= Aim of the task =
Begin with the first line and repeat exactly through the line containing "return 1 - y / H"; leave every image out.

= Given data =
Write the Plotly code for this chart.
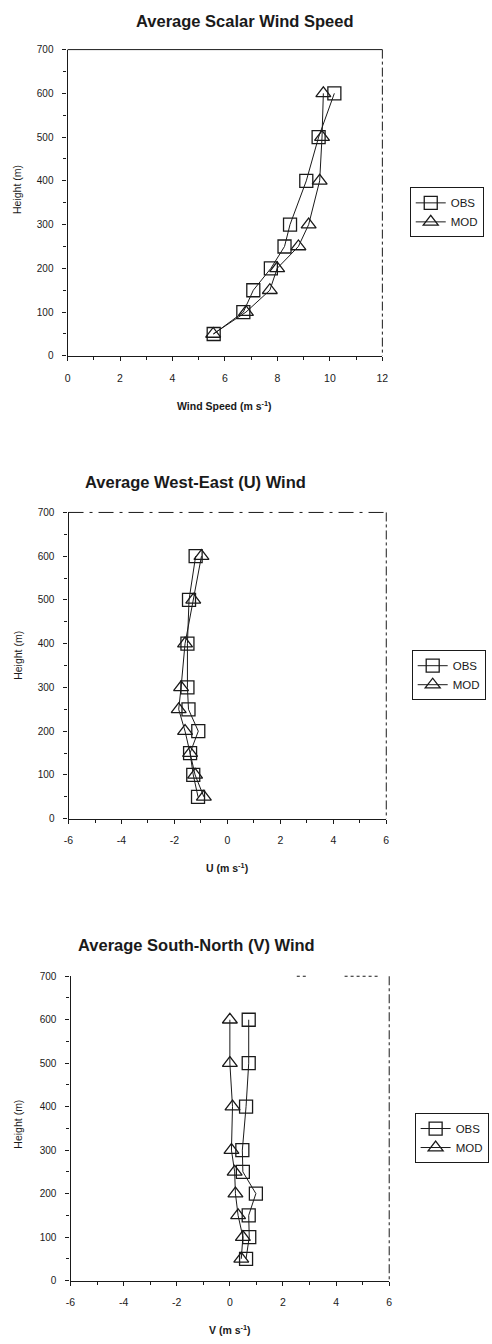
import plotly.graph_objects as go

# Vertical profiles: heights (m) and observed / modelled winds
heights = [50, 100, 150, 200, 250, 300, 400, 500, 600]

speed_obs = [5.57, 6.70, 7.08, 7.75, 8.27, 8.48, 9.10, 9.57, 10.17]
speed_mod = [5.55, 6.80, 7.71, 7.99, 8.80, 9.19, 9.61, 9.70, 9.75]

u_obs = [-1.11, -1.29, -1.41, -1.10, -1.47, -1.51, -1.51, -1.45, -1.20]
u_mod = [-0.89, -1.22, -1.41, -1.60, -1.84, -1.75, -1.60, -1.29, -0.98]

v_obs = [0.61, 0.73, 0.71, 0.98, 0.49, 0.47, 0.61, 0.71, 0.71]
v_mod = [0.43, 0.49, 0.31, 0.21, 0.18, 0.06, 0.10, 0.00, 0.00]

titles = ["Average Scalar Wind Speed",
          "Average West-East (U) Wind",
          "Average South-North (V) Wind"]
x_titles = ["Wind Speed (m s<sup>-1</sup>)",
            "U (m s<sup>-1</sup>)",
            "V (m s<sup>-1</sup>)"]
y_title = "Height (m)"
x_ticks = [[0, 2, 4, 6, 8, 10, 12],
           [-6, -4, -2, 0, 2, 4, 6],
           [-6, -4, -2, 0, 2, 4, 6]]
y_ticks = [0, 100, 200, 300, 400, 500, 600, 700]
series = [(speed_obs, speed_mod), (u_obs, u_mod), (v_obs, v_mod)]

W, H = 492, 1344
FONT = "Liberation Sans, Arial, sans-serif"
INK = "#1a1a1a"

# panel boxes in pixels: left, right, top, bottom
boxes = [(64, 386, 44, 353), (65, 390, 511, 820), (67, 393, 979, 1286)]
legend_pos = [(414, 183), (416, 650), (419, 1117)]
title_pos = [(245, 15, "center"), (80, 480, "left"), (73, 947, "left")]
xtitle_y = [403, 869, 1335]
ytitle_y = [185, 655, 1128]
# top frame segments (fractions of width) and dash styles, right frame dash
top_frame = [[(0.0, 1.0, "solid")],
             [(0.0, 1.0, "longdashdot")],
             [(0.71, 0.74, "dot"), (0.86, 0.97, "dot")]]
right_dash = ["dashdot", "dashdot", "dashdot"]


def px(x):
    return x / W


def py(y):
    return 1 - y / H


def tick_text(v):
    # plain hyphen minus for negative tick labels
    return ("-%d" % abs(v)) if v < 0 else "%d" % v


fig = go.Figure()
layout = dict(
    width=W, height=H, margin=dict(l=0, r=0, t=0, b=0),
    paper_bgcolor="white", plot_bgcolor="white",
    font=dict(family=FONT, color=INK, size=10),
    annotations=[], shapes=[],
)

for i in range(3):
    sfx = "" if i == 0 else str(i + 1)
    xa, ya = "x" + sfx, "y" + sfx
    leg = "legend" + sfx
    obs, mod = series[i]
    fig.add_trace(go.Scatter(
        x=obs, y=heights, xaxis=xa, yaxis=ya, name="OBS", legend=leg,
        mode="lines+markers",
        line=dict(color=INK, width=1),
        marker=dict(symbol="square-open", size=13, color=INK,
                    line=dict(width=1.3, color=INK)),
    ))
    fig.add_trace(go.Scatter(
        x=mod, y=heights, xaxis=xa, yaxis=ya, name="MOD", legend=leg,
        mode="lines+markers",
        line=dict(color=INK, width=1),
        marker=dict(symbol="triangle-up-open", size=13, color=INK,
                    line=dict(width=1.3, color=INK)),
    ))

    l, r, t, b = boxes[i]
    xt = x_ticks[i]
    layout["xaxis" + sfx] = dict(
        domain=[px(l), px(r)], anchor=ya, range=[xt[0], xt[-1]],
        tickmode="array", tickvals=xt, ticktext=[tick_text(v) for v in xt],
        showgrid=False, zeroline=False,
        showline=True, linecolor=INK, linewidth=1.2,
        ticks="outside", ticklen=4, tickcolor=INK, tickwidth=1,
        minor=dict(dtick=1, ticks="outside", ticklen=3, tickcolor=INK),
        ticklabelstandoff=8, tickfont=dict(size=10.5, family=FONT, color=INK),
    )
    layout["yaxis" + sfx] = dict(
        domain=[py(b), py(t)], anchor=xa, range=[0, 700],
        tickmode="array", tickvals=y_ticks,
        showgrid=False, zeroline=False,
        showline=True, linecolor=INK, linewidth=1.2,
        ticks="outside", ticklen=4, tickcolor=INK, tickwidth=1,
        minor=dict(dtick=50, ticks="outside", ticklen=3, tickcolor=INK),
        ticklabelstandoff=7, tickfont=dict(size=10, family=FONT, color=INK),
    )

    lx, ly = legend_pos[i]
    layout[leg] = dict(
        x=px(lx), y=py(ly), xanchor="left", yanchor="top",
        xref="paper", yref="paper",
        bordercolor=INK, borderwidth=1, bgcolor="white",
        font=dict(size=11.5, family=FONT, color=INK),
        tracegroupgap=0, itemwidth=30,
    )

    tx, ty, al = title_pos[i]
    layout["annotations"].append(dict(
        text="<b>%s</b>" % titles[i], x=px(tx), y=py(ty),
        xref="paper", yref="paper", xanchor=al, yanchor="middle",
        showarrow=False, font=dict(size=16.5, family=FONT, color=INK),
    ))
    layout["annotations"].append(dict(
        text="<b>%s</b>" % x_titles[i], x=px((l + r) / 2), y=py(xtitle_y[i]),
        xref="paper", yref="paper", xanchor="center", yanchor="middle",
        showarrow=False, font=dict(size=10.5, family=FONT, color=INK),
    ))
    layout["annotations"].append(dict(
        text=y_title, x=px(13), y=py(ytitle_y[i]), textangle=-90,
        xref="paper", yref="paper", xanchor="center", yanchor="middle",
        showarrow=False, font=dict(size=10.5, family=FONT, color=INK),
    ))

    # top and right frame lines
    for f0, f1, dash in top_frame[i]:
        layout["shapes"].append(dict(
            type="line", xref="paper", yref="paper",
            x0=px(l + f0 * (r - l)), x1=px(l + f1 * (r - l)),
            y0=py(t), y1=py(t),
            line=dict(color=INK, width=1, dash=dash),
        ))
    layout["shapes"].append(dict(
        type="line", xref="paper", yref="paper",
        x0=px(r), x1=px(r), y0=py(t), y1=py(b),
        line=dict(color=INK, width=1, dash=right_dash[i]),
    ))

fig.update_layout(**layout)
fig.write_html("out.html")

= The output =
Write the Plotly code for this chart.
import plotly.graph_objects as go

# Vertical profiles: heights (m) and observed / modelled winds
heights = [50, 100, 150, 200, 250, 300, 400, 500, 600]

speed_obs = [5.57, 6.70, 7.08, 7.75, 8.27, 8.48, 9.10, 9.57, 10.17]
speed_mod = [5.55, 6.80, 7.71, 7.99, 8.80, 9.19, 9.61, 9.70, 9.75]

u_obs = [-1.11, -1.29, -1.41, -1.10, -1.47, -1.51, -1.51, -1.45, -1.20]
u_mod = [-0.89, -1.22, -1.41, -1.60, -1.84, -1.75, -1.60, -1.29, -0.98]

v_obs = [0.61, 0.73, 0.71, 0.98, 0.49, 0.47, 0.61, 0.71, 0.71]
v_mod = [0.43, 0.49, 0.31, 0.21, 0.18, 0.06, 0.10, 0.00, 0.00]

titles = ["Average Scalar Wind Speed",
          "Average West-East (U) Wind",
          "Average South-North (V) Wind"]
x_titles = ["Wind Speed (m s<sup>-1</sup>)",
            "U (m s<sup>-1</sup>)",
            "V (m s<sup>-1</sup>)"]
y_title = "Height (m)"
x_ticks = [[0, 2, 4, 6, 8, 10, 12],
           [-6, -4, -2, 0, 2, 4, 6],
           [-6, -4, -2, 0, 2, 4, 6]]
y_ticks = [0, 100, 200, 300, 400, 500, 600, 700]
series = [(speed_obs, speed_mod), (u_obs, u_mod), (v_obs, v_mod)]

W, H = 492, 1344
FONT = "Liberation Sans, Arial, sans-serif"
INK = "#1a1a1a"

# panel boxes in pixels: left, right, top, bottom
boxes = [(64, 386, 44, 353), (65, 390, 511, 820), (67, 393, 979, 1286)]
legend_pos = [(414, 183), (416, 650), (419, 1117)]
title_pos = [(245, 15, "center"), (80, 480, "left"), (73, 947, "left")]
xtitle_y = [403, 869, 1335]
ytitle_y = [185, 655, 1128]
# top frame segments (fractions of width) and dash styles, right frame dash
top_frame = [[(0.0, 1.0, "solid")],
             [(0.0, 1.0, "longdashdot")],
             [(0.71, 0.74, "dot"), (0.86, 0.97, "dot")]]
right_dash = ["dashdot", "dashdot", "dashdot"]


def px(x):
    return x / W


def py(y):
    return 1 - y / H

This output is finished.